- _Work to be completed_
Repeat every record below exactly, but leave out any pictures.

(Dataset items)
= = = = =
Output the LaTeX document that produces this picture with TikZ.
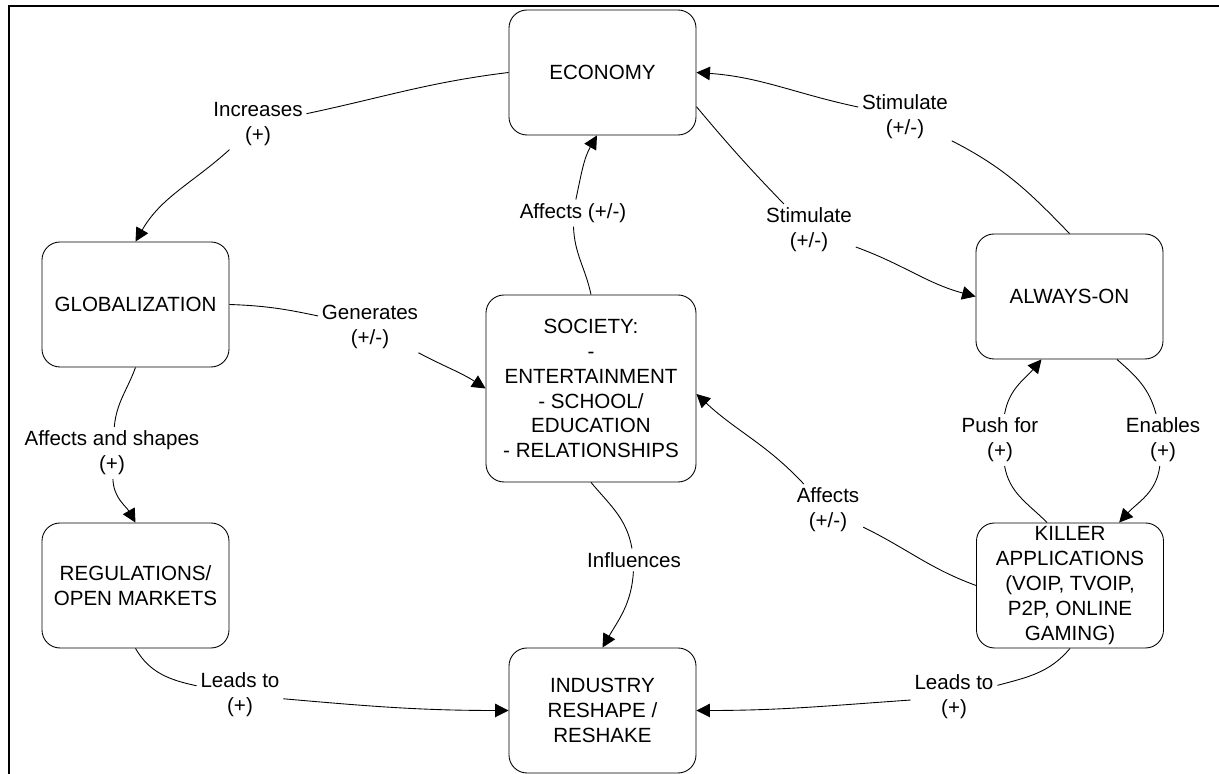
\documentclass[tikz,border=0pt]{standalone}
\usepackage{fontspec}
\setmainfont{Liberation Sans}
\usetikzlibrary{arrows.meta}

\begin{document}
\begin{tikzpicture}[every text node part/.style={align=center},
  every node/.style={font=\fontsize{11.7}{14.2}\selectfont},
  box/.style={draw,rounded corners=0.36cm,minimum width=3.74cm,minimum height=2.5cm,inner sep=1pt},
  lbl/.style={inner sep=2pt},
  >={Triangle[length=2.7mm,width=2.7mm]},line width=0.5pt]

\useasboundingbox(0,0)rectangle(24.38,15.48);
\draw[line width=1.1pt](0.18,0)--(0.18,15.36)--(24.38,15.36);

\node[box](eco)at(12.05,14.03){ECONOMY};
\node[box](glob)at(2.71,9.39){GLOBALIZATION};
\node[box](reg)at(2.71,3.77){REGULATIONS/\\OPEN MARKETS};
\node[box,minimum width=4.2cm,minimum height=3.74cm](soc)at(11.82,7.71){SOCIETY:\\-\\ENTERTAINMENT\\- SCHOOL/\\EDUCATION\\- RELATIONSHIPS};
\node[box](always)at(21.39,9.55){ALWAYS-ON};
\node[box](killer)at(21.40,3.77){KILLER\\APPLICATIONS\\(VOIP, TVOIP,\\P2P, ONLINE\\GAMING)};
\node[box](ind)at(12.05,1.27){INDUSTRY\\RESHAPE /\\RESHAKE};

\node[lbl](inc)at(5.16,13.00){Increases\\(+)};
\node[lbl](stimA)at(18.10,13.14){Stimulate\\(+/-)};
\node[lbl](stimB)at(16.18,10.88){Stimulate\\(+/-)};
\node[lbl](affEco)at(11.46,11.22){Affects (+/-)};
\node[lbl](gen)at(7.40,8.94){Generates\\(+/-)};
\node[lbl](affSh)at(2.24,6.42){Affects and shapes\\(+)};
\node[lbl](infl)at(12.68,4.28){Influences};
\node[lbl](leadL)at(4.80,1.58){Leads to\\(+)};
\node[lbl](leadR)at(19.08,1.54){Leads to\\(+)};
\node[lbl](affSoc)at(16.56,5.28){Affects\\(+/-)};
\node[lbl](enab)at(23.26,6.68){Enables\\(+)};
\node[lbl](push)at(20.00,6.68){Push for\\(+)};

\draw(eco.west)to[out=187,in=12](inc);
\draw[->](inc)to[out=222,in=60](glob.north);

\draw(always.north)to[out=134,in=-27](stimA);
\draw[->](stimA)to[out=168,in=-4](eco.east);

\draw(eco.-20)to[out=-50,in=134](stimB);
\draw[->](stimB)to[out=-20,in=165](always.west);

\draw(soc.north)to[out=102,in=-88](affEco);
\draw[->](affEco)to[out=78,in=240](eco.265);

\draw(glob.east)to[out=-2,in=168](gen);
\draw[->](gen)to[out=-28,in=147](soc.west);

\draw(glob.south)to[out=250,in=85](affSh);
\draw[->](affSh)to[out=-88,in=120](reg.north);

\draw(soc.south)to[out=-50,in=100](infl);
\draw[->](infl)to[out=-93,in=60](ind.north);

\draw(reg.south)to[out=-60,in=168](leadL);
\draw[->](leadL)to[out=-5,in=180](ind.west);

\draw(killer.south)to[out=230,in=15](leadR);
\draw[->](leadR)to[out=184,in=0](ind.east);

\draw(killer.west)to[out=160,in=-26](affSoc);
\draw[->](affSoc)to[out=133,in=-43](soc.-3);

\draw(always.-53)to[out=-41,in=105](enab);
\draw[->](enab)to[out=-97,in=48](killer.52);

\draw(killer.110)to[out=135,in=-80](push);
\draw[->](push)to[out=80,in=230](always.-114);

\end{tikzpicture}
\end{document}
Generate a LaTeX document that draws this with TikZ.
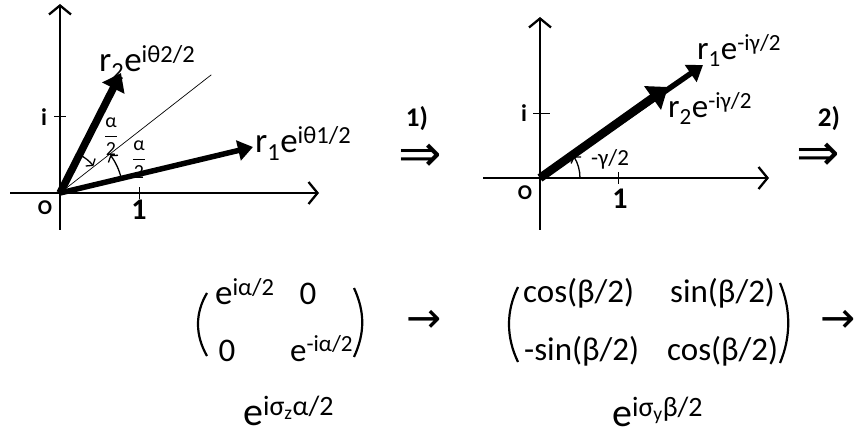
= = = = =
- _Solution to the problem_
Output the LaTeX document that produces this picture with TikZ.
\documentclass[tikz,border=0pt]{standalone}
\usepackage{fontspec}
\setmainfont{Liberation Sans}
\usetikzlibrary{arrows.meta}

\begin{document}
\begin{tikzpicture}[every text node part/.style={align=center},
  every node/.style={font=\fontsize{11.7}{14.2}\selectfont},
  box/.style={draw,rounded corners=0.36cm,minimum width=3.74cm,minimum height=2.5cm,inner sep=1pt},
  lbl/.style={inner sep=2pt},
  >={Triangle[length=2.7mm,width=2.7mm]},line width=0.5pt]

\useasboundingbox(0,0)rectangle(24.38,15.48);
\draw[line width=1.1pt](0.18,0)--(0.18,15.36)--(24.38,15.36);

\node[box](eco)at(12.05,14.03){ECONOMY};
\node[box](glob)at(2.71,9.39){GLOBALIZATION};
\node[box](reg)at(2.71,3.77){REGULATIONS/\\OPEN MARKETS};
\node[box,minimum width=4.2cm,minimum height=3.74cm](soc)at(11.82,7.71){SOCIETY:\\-\\ENTERTAINMENT\\- SCHOOL/\\EDUCATION\\- RELATIONSHIPS};
\node[box](always)at(21.39,9.55){ALWAYS-ON};
\node[box](killer)at(21.40,3.77){KILLER\\APPLICATIONS\\(VOIP, TVOIP,\\P2P, ONLINE\\GAMING)};
\node[box](ind)at(12.05,1.27){INDUSTRY\\RESHAPE /\\RESHAKE};

\node[lbl](inc)at(5.16,13.00){Increases\\(+)};
\node[lbl](stimA)at(18.10,13.14){Stimulate\\(+/-)};
\node[lbl](stimB)at(16.18,10.88){Stimulate\\(+/-)};
\node[lbl](affEco)at(11.46,11.22){Affects (+/-)};
\node[lbl](gen)at(7.40,8.94){Generates\\(+/-)};
\node[lbl](affSh)at(2.24,6.42){Affects and shapes\\(+)};
\node[lbl](infl)at(12.68,4.28){Influences};
\node[lbl](leadL)at(4.80,1.58){Leads to\\(+)};
\node[lbl](leadR)at(19.08,1.54){Leads to\\(+)};
\node[lbl](affSoc)at(16.56,5.28){Affects\\(+/-)};
\node[lbl](enab)at(23.26,6.68){Enables\\(+)};
\node[lbl](push)at(20.00,6.68){Push for\\(+)};

\draw(eco.west)to[out=187,in=12](inc);
\draw[->](inc)to[out=222,in=60](glob.north);

\draw(always.north)to[out=134,in=-27](stimA);
\draw[->](stimA)to[out=168,in=-4](eco.east);

\draw(eco.-20)to[out=-50,in=134](stimB);
\draw[->](stimB)to[out=-20,in=165](always.west);

\draw(soc.north)to[out=102,in=-88](affEco);
\draw[->](affEco)to[out=78,in=240](eco.265);

\draw(glob.east)to[out=-2,in=168](gen);
\draw[->](gen)to[out=-28,in=147](soc.west);

\draw(glob.south)to[out=250,in=85](affSh);
\draw[->](affSh)to[out=-88,in=120](reg.north);

\draw(soc.south)to[out=-50,in=100](infl);
\draw[->](infl)to[out=-93,in=60](ind.north);

\draw(reg.south)to[out=-60,in=168](leadL);
\draw[->](leadL)to[out=-5,in=180](ind.west);

\draw(killer.south)to[out=230,in=15](leadR);
\draw[->](leadR)to[out=184,in=0](ind.east);

\draw(killer.west)to[out=160,in=-26](affSoc);
\draw[->](affSoc)to[out=133,in=-43](soc.-3);

\draw(always.-53)to[out=-41,in=105](enab);
\draw[->](enab)to[out=-97,in=48](killer.52);

\draw(killer.110)to[out=135,in=-80](push);
\draw[->](push)to[out=80,in=230](always.-114);

\end{tikzpicture}
\end{document}
Generate a LaTeX document that draws this with TikZ.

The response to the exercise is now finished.